# Wolf Track?



## jshuag (Jan 16, 2014)

Found this today in the remote Utah mountains while hunting decepticons. 
I measured my hand when I got home and that track is 5 inches long. 

Wolf Track?


----------



## goofy elk (Dec 16, 2007)

I've had many hound dogs that thru a much bigger track than that,
So, I kinda doubt it.


----------



## hazmat (Apr 23, 2009)

Domestic dog my lab throws a track that big. Where at how remote.


Still big coyote


----------



## Lonetree (Dec 4, 2010)

https://wolves.wordpress.com/2006/10/19/comparison-of-wolf-and-dog-tracks/

http://dnr.wi.gov/topic/wildlifehabitat/wolf/identify.html


----------



## jshuag (Jan 16, 2014)

Lonetree said:


> https://wolves.wordpress.com/2006/10/19/comparison-of-wolf-and-dog-tracks/
> 
> http://dnr.wi.gov/topic/wildlifehabitat/wolf/identify.html


The size matches the descriptions here. I tried to play with the zoom on my computer to take an overlay photo to get some more detail on the measurement.

I would like to see some lab print measurements.


----------



## APD (Nov 16, 2008)

trust your gut on it. if it's really a remote area that is hike to only then you can rule out most dogs reaching the area that are large enough to leave that print.


----------



## Mr Muleskinner (Feb 14, 2012)

One thing I have learned about wolf tracks.....they don't exist unless somebody sees them with their own eyes. Until then they are just big dogs.


----------



## wyogoob (Sep 7, 2007)

jshuag said:


> Found this today in the remote Utah mountains while hunting decepticons.
> I measured my hand when I got home and that track is 5 inches long.
> 
> Wolf Track?


Any wolf videos?

.


----------



## jshuag (Jan 16, 2014)

Nope just the track.


----------



## 3arabians (Dec 9, 2014)

Who cares about the wolf track. How was the hunting? Any decepticons moving around yet?


----------



## wyogoob (Sep 7, 2007)

wolf track


----------



## goofy elk (Dec 16, 2007)

^^^^^ Now thats a wolf track! ^^^^^^^^^^^^^^^^^

jshuag,
Not saying %100 that the track you found is not a wolf.
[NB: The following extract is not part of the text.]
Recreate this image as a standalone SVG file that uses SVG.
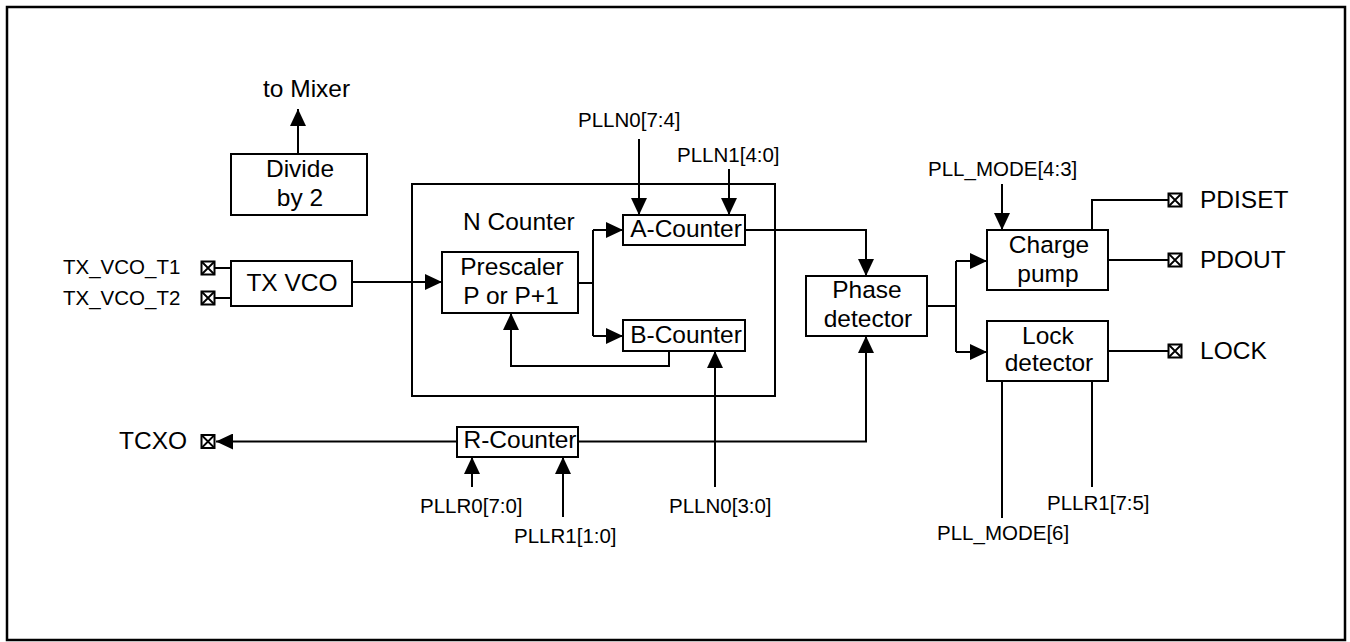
<svg xmlns="http://www.w3.org/2000/svg" width="1350" height="642" viewBox="0 0 1350 642">
<style>
.box{fill:#fff;stroke:#000;stroke-width:2}
.ln{fill:none;stroke:#000;stroke-width:2}
.arr{fill:none;stroke:#000;stroke-width:2;marker-end:url(#ah)}
.t{font-family:"Liberation Sans",Arial,sans-serif;font-size:24.5px;fill:#000}
.s{font-family:"Liberation Sans",Arial,sans-serif;font-size:20.5px;fill:#000}
.m{text-anchor:middle}
.pin{fill:#fff;stroke:#000;stroke-width:2}
</style>
<defs>
<marker id="ah" viewBox="0 0 17 16" refX="17" refY="8" markerWidth="17" markerHeight="16" markerUnits="userSpaceOnUse" orient="auto">
<path d="M0,0 L17,8 L0,16 z" fill="#000"/>
</marker>
<g id="pinsym">
<rect class="pin" x="-6.5" y="-6.5" width="13" height="13"/>
<path d="M-6.5,-6.5 L6.5,6.5 M6.5,-6.5 L-6.5,6.5" stroke="#000" stroke-width="1.8"/>
</g>
</defs>
<rect x="7" y="7" width="1338" height="633" fill="#fff" stroke="#000" stroke-width="2.5"/>

<g id="connectors">
<path class="arr" d="M298,154 V109"/>
<path class="ln" d="M215,268 H231 M215,298 H231"/>
<path class="arr" d="M352,282 H442"/>
<path class="ln" d="M578,283 H593 M593,230 V336"/>
<path class="arr" d="M593,230 H623"/>
<path class="arr" d="M593,336 H623"/>
<path class="arr" d="M669,351 V366 H511 V313"/>
<path class="arr" d="M639,139 V215"/>
<path class="arr" d="M729,169 V215"/>
<path class="arr" d="M715,487 V351"/>
<path class="arr" d="M745,230 H866 V276"/>
<path class="arr" d="M578,441.5 H866 V336"/>
<path class="arr" d="M457,441.5 H216"/>
<path class="ln" d="M927,306 H956 M956,261 V352"/>
<path class="arr" d="M956,261 H987"/>
<path class="arr" d="M956,352 H987"/>
<path class="arr" d="M1002,184 V230"/>
<path class="ln" d="M1092,230 V200 H1168"/>
<path class="ln" d="M1108,260 H1168"/>
<path class="ln" d="M1108,351 H1168"/>
<path class="ln" d="M1002,381 V518"/>
<path class="ln" d="M1092,381 V487"/>
<path class="arr" d="M472,487 V457"/>
<path class="arr" d="M563,517 V457"/>
</g>

<g id="divide">
<rect class="box" x="231" y="154" width="136" height="61"/>
<text class="t m" x="300" y="177">Divide</text>
<text class="t m" x="300" y="206">by 2</text>
</g>
<g id="tomixer"><text class="t" x="263" y="97">to Mixer</text></g>

<g id="txvco">
<rect class="box" x="231" y="261" width="121" height="45"/>
<text class="t m" x="292" y="291">TX VCO</text>
</g>
<g id="pin-t1"><use href="#pinsym" x="208" y="268"/><text class="s" x="63" y="274">TX_VCO_T1</text></g>
<g id="pin-t2"><use href="#pinsym" x="208" y="298"/><text class="s" x="63" y="305">TX_VCO_T2</text></g>

<g id="ncounter">
<rect x="412" y="184" width="363" height="212" fill="none" stroke="#000" stroke-width="2"/>
<text class="t" x="463" y="230">N Counter</text>
</g>
<g id="prescaler">
<rect class="box" x="442" y="252" width="136" height="61"/>
<text class="t m" x="512" y="275">Prescaler</text>
<text class="t m" x="511" y="304">P or P+1</text>
</g>
<g id="acounter">
<rect class="box" x="623" y="215" width="122" height="30"/>
<text class="t m" x="686" y="237">A-Counter</text>
</g>
<g id="bcounter">
<rect class="box" x="623" y="320" width="122" height="31"/>
<text class="t m" x="686" y="343">B-Counter</text>
</g>
<g id="rcounter">
<rect class="box" x="457" y="427" width="121" height="30"/>
<text class="t m" x="520" y="448">R-Counter</text>
</g>
<g id="phase">
<rect class="box" x="806" y="276" width="121" height="60"/>
<text class="t m" x="867" y="298">Phase</text>
<text class="t m" x="868" y="327">detector</text>
</g>
<g id="chargepump">
<rect class="box" x="987" y="230" width="121" height="60"/>
<text class="t m" x="1049" y="253">Charge</text>
<text class="t m" x="1048" y="282">pump</text>
</g>
<g id="lockdet">
<rect class="box" x="987" y="321" width="121" height="60"/>
<text class="t m" x="1048" y="344">Lock</text>
<text class="t m" x="1049" y="371">detector</text>
</g>

<g id="tcxo"><use href="#pinsym" x="208" y="441.5"/><text class="t" x="119" y="449">TCXO</text></g>
<g id="pdiset"><use href="#pinsym" x="1175" y="200"/><text class="t" x="1200" y="208">PDISET</text></g>
<g id="pdout"><use href="#pinsym" x="1175" y="260"/><text class="t" x="1200" y="268">PDOUT</text></g>
<g id="lock"><use href="#pinsym" x="1175" y="351"/><text class="t" x="1200" y="359">LOCK</text></g>

<g id="labels">
<text class="s" x="578" y="127">PLLN0[7:4]</text>
<text class="s" x="677" y="162">PLLN1[4:0]</text>
<text class="s" x="928" y="176">PLL_MODE[4:3]</text>
<text class="s" x="420" y="513">PLLR0[7:0]</text>
<text class="s" x="514" y="543">PLLR1[1:0]</text>
<text class="s" x="669" y="513">PLLN0[3:0]</text>
<text class="s" x="937" y="540">PLL_MODE[6]</text>
<text class="s" x="1047" y="510">PLLR1[7:5]</text>
</g>
</svg>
BUT, that track has ALOT of melt in it.
And it's amazing how much a snow track can grow with 2-3 days of sunshine in it.
I would guess that track you found was much smaller the day it was fresh...JMHO


----------



## jshuag (Jan 16, 2014)

Ok. Thank you all for the info. I will keep my eyes pealed better in the future.


----------



## jshuag (Jan 16, 2014)

3arabians said:


> Who cares about the wolf track. How was the hunting? Any decepticons moving around yet?


They had already done there damage by the time I showed up. I can only assume that they had somehow learned of my plans to arrive in the area on Saturday. As such they decided to do there nasty work behind my back.


----------



## goofy elk (Dec 16, 2007)

That is a winter killed fawn that has had birds on it.^^^^^^^^

Not a predator kill.


----------



## PBH (Nov 7, 2007)

goofy elk said:


> That is a winter killed fawn that has had birds on it.^^^^^^^^
> 
> Not a predator kill.


Exactly what the decepticons want you to think!!

(why do you think they are called decepticons??)


----------